WASHINGTON -- It was April 1972, and American B-52 bombers were pummeling North Vietnam. President Richard M. Nixon got on the phone with his national security adviser, Henry A. Kissinger, for an update on the air assault on the port city of Haiphong. The men struggled to persuade each other that the war might still be won.

“They dropped a million pounds of bombs,” Mr. Kissinger said.

Nixon was pleased. “Goddamn, that must have been a good strike!” he said.

Then the president had a moment of doubt, recalling the dismal experience of his immediate predecessor, Lyndon B. Johnson: “Johnson bombed them for years, and it didn’t do any good.”

Mr. Kissinger reassured his boss, saying: “But, Mr. President, Johnson never had a strategy. He was sort of picking away at them. He would go in with 50 planes, 20 planes. I bet you we will have had more planes over there in one day than Johnson had in a month.”

What the two men said 36 years ago can be known with such precision today because they worked in what was, in retrospect, the golden age of White House taping. Both Nixon and Mr. Kissinger had given secret orders to record their calls, each evidently without the other’s knowledge.

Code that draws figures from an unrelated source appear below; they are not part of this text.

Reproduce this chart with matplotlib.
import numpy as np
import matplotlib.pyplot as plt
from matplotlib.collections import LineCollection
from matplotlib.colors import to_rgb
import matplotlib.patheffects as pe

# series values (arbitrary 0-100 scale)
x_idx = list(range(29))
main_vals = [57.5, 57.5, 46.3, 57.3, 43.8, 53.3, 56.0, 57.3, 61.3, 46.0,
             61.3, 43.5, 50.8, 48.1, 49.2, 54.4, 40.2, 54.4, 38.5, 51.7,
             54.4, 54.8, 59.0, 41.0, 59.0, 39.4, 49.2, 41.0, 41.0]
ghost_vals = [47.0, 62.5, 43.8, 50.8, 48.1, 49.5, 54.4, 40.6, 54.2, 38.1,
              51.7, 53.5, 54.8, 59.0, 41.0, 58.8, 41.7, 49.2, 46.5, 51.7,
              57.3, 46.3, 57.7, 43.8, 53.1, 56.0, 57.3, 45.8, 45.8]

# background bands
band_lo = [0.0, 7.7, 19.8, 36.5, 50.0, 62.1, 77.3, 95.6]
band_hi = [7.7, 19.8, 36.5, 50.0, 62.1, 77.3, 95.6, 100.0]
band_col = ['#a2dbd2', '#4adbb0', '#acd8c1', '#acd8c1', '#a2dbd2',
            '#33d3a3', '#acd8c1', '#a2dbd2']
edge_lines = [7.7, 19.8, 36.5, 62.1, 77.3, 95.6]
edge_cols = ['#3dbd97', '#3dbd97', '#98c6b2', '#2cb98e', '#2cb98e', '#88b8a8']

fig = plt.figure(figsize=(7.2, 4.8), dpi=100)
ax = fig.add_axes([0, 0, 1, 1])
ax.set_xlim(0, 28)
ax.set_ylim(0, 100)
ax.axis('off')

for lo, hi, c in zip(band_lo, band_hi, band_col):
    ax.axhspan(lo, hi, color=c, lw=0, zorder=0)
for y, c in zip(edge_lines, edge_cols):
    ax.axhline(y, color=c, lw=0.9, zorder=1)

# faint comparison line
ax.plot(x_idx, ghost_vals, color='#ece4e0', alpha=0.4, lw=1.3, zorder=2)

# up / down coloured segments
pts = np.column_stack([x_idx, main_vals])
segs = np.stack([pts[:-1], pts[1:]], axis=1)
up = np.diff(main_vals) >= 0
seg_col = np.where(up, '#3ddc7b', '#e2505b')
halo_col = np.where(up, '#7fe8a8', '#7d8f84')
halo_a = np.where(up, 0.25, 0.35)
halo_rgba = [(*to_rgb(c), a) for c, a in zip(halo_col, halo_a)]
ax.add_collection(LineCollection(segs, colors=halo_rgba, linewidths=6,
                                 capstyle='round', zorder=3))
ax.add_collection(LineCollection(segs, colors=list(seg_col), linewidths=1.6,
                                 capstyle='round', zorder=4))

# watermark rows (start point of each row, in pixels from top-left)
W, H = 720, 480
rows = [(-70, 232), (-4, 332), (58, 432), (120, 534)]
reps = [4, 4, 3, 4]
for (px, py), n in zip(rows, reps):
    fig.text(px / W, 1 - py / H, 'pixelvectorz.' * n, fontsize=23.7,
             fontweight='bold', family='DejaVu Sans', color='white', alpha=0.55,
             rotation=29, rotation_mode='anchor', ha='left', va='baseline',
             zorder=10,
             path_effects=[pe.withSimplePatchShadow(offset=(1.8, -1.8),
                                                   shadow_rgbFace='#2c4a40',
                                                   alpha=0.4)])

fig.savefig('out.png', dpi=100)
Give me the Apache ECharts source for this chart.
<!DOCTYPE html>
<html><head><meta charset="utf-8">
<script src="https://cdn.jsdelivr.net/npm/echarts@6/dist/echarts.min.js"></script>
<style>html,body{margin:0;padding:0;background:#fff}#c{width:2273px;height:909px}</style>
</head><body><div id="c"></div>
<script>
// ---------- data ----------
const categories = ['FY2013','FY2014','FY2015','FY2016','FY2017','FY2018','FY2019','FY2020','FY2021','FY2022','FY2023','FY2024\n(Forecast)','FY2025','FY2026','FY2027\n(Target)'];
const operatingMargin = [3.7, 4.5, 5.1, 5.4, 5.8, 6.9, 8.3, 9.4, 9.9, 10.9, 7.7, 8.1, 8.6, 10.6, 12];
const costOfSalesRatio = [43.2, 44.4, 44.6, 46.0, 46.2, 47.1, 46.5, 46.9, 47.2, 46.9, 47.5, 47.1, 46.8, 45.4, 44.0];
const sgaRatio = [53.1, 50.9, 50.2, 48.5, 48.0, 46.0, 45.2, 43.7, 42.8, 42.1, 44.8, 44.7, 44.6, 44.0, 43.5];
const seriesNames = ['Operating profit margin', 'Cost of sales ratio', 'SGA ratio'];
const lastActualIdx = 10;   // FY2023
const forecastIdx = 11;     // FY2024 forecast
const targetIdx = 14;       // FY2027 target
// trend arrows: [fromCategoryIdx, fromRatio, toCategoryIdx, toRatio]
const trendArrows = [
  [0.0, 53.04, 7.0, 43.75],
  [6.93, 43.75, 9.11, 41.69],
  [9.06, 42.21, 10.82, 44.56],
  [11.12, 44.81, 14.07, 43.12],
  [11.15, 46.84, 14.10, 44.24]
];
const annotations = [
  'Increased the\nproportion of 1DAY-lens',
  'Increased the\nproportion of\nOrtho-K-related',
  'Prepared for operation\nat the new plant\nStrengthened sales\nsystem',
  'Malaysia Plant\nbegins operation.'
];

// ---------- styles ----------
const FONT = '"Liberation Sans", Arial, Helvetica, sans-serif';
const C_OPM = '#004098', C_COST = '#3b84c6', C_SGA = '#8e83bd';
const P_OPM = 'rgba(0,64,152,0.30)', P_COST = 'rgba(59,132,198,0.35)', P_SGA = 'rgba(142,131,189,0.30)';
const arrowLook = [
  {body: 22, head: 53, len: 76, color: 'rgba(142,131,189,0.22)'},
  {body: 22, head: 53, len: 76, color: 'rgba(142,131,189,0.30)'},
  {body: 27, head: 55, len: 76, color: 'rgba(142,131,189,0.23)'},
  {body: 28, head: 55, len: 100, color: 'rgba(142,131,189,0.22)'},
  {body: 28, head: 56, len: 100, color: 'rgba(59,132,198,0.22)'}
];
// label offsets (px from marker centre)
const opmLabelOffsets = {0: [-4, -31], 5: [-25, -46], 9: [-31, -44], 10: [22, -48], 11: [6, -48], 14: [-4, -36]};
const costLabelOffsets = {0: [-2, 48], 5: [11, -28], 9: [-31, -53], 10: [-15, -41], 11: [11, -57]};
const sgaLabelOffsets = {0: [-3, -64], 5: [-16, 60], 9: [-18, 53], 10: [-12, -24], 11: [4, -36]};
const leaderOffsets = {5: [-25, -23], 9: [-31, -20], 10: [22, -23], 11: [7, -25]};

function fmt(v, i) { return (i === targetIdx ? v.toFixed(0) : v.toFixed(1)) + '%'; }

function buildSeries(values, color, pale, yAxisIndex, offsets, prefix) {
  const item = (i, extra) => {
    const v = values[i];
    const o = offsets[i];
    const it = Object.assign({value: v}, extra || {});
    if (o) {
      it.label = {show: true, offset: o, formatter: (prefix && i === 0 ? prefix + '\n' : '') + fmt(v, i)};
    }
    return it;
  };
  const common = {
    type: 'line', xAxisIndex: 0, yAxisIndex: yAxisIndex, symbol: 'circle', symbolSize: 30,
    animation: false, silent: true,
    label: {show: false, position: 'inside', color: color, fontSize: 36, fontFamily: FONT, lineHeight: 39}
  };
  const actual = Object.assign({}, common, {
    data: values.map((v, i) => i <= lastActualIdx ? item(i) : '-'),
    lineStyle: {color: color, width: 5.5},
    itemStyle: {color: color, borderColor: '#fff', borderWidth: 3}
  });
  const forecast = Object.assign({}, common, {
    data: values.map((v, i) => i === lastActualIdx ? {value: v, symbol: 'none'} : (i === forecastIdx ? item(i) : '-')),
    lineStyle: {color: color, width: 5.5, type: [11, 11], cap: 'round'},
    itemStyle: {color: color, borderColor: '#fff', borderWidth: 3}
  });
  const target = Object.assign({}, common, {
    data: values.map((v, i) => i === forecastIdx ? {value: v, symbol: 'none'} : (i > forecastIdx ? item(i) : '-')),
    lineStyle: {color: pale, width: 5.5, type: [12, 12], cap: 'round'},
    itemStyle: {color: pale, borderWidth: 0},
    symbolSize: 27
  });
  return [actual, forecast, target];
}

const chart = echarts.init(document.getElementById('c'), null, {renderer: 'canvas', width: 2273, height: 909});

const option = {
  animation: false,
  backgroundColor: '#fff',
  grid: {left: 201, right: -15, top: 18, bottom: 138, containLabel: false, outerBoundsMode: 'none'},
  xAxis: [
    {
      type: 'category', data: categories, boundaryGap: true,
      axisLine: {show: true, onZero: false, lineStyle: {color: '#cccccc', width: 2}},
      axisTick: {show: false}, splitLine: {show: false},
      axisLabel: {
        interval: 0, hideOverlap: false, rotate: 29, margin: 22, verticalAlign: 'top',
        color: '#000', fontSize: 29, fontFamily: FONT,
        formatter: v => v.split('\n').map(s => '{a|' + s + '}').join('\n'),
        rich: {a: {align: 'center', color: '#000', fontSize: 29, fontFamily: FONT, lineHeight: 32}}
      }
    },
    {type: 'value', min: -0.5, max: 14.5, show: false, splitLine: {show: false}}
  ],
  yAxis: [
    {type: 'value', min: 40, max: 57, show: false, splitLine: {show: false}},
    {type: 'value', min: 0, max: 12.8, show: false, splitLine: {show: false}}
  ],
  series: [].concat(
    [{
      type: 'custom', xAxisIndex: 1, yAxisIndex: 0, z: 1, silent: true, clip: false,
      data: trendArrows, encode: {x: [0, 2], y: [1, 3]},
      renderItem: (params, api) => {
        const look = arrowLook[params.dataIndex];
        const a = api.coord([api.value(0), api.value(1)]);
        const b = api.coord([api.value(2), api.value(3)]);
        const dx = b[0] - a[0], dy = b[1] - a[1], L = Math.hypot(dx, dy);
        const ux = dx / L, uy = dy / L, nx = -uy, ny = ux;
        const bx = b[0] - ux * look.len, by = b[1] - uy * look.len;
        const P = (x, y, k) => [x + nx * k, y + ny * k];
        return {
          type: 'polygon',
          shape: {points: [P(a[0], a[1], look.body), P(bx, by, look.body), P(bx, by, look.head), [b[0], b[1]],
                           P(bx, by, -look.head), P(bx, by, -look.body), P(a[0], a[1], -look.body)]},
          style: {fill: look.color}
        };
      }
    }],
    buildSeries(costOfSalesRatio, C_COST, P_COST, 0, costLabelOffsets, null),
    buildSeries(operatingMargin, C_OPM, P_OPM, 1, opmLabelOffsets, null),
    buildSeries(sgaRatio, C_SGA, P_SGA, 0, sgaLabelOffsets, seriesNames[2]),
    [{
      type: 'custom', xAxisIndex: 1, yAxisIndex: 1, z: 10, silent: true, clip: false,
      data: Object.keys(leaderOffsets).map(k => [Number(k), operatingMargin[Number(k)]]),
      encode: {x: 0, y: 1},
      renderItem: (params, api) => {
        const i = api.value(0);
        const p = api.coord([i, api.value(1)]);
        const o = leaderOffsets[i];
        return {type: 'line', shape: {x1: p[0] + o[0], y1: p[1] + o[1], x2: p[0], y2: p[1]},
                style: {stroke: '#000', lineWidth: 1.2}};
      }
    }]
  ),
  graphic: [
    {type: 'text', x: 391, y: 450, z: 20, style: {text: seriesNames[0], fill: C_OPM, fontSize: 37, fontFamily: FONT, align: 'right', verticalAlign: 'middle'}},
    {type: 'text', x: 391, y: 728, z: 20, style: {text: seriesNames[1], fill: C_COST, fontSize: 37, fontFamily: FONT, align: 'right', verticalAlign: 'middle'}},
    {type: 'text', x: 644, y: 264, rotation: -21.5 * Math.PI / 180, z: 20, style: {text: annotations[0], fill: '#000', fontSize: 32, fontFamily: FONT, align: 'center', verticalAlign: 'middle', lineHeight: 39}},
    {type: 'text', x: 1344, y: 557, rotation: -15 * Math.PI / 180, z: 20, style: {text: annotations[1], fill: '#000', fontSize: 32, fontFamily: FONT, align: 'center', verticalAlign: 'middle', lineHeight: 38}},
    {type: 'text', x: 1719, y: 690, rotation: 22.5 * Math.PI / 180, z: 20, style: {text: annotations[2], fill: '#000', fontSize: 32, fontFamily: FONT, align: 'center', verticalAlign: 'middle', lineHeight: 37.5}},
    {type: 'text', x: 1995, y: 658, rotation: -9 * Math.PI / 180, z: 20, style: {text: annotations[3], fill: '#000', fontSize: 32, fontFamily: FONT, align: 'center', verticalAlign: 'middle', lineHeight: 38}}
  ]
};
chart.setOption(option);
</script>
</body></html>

On Tuesday, the National Security Archive, a nonprofit research group at George Washington University, published an online edition of transcripts of 15,000 Kissinger phone calls from 1969 to 1977, fully indexed and searchable for the first time. A selection was posted on the archive’s Web site, nsarchive.org, and the full collection is available to subscribers, which include many university libraries.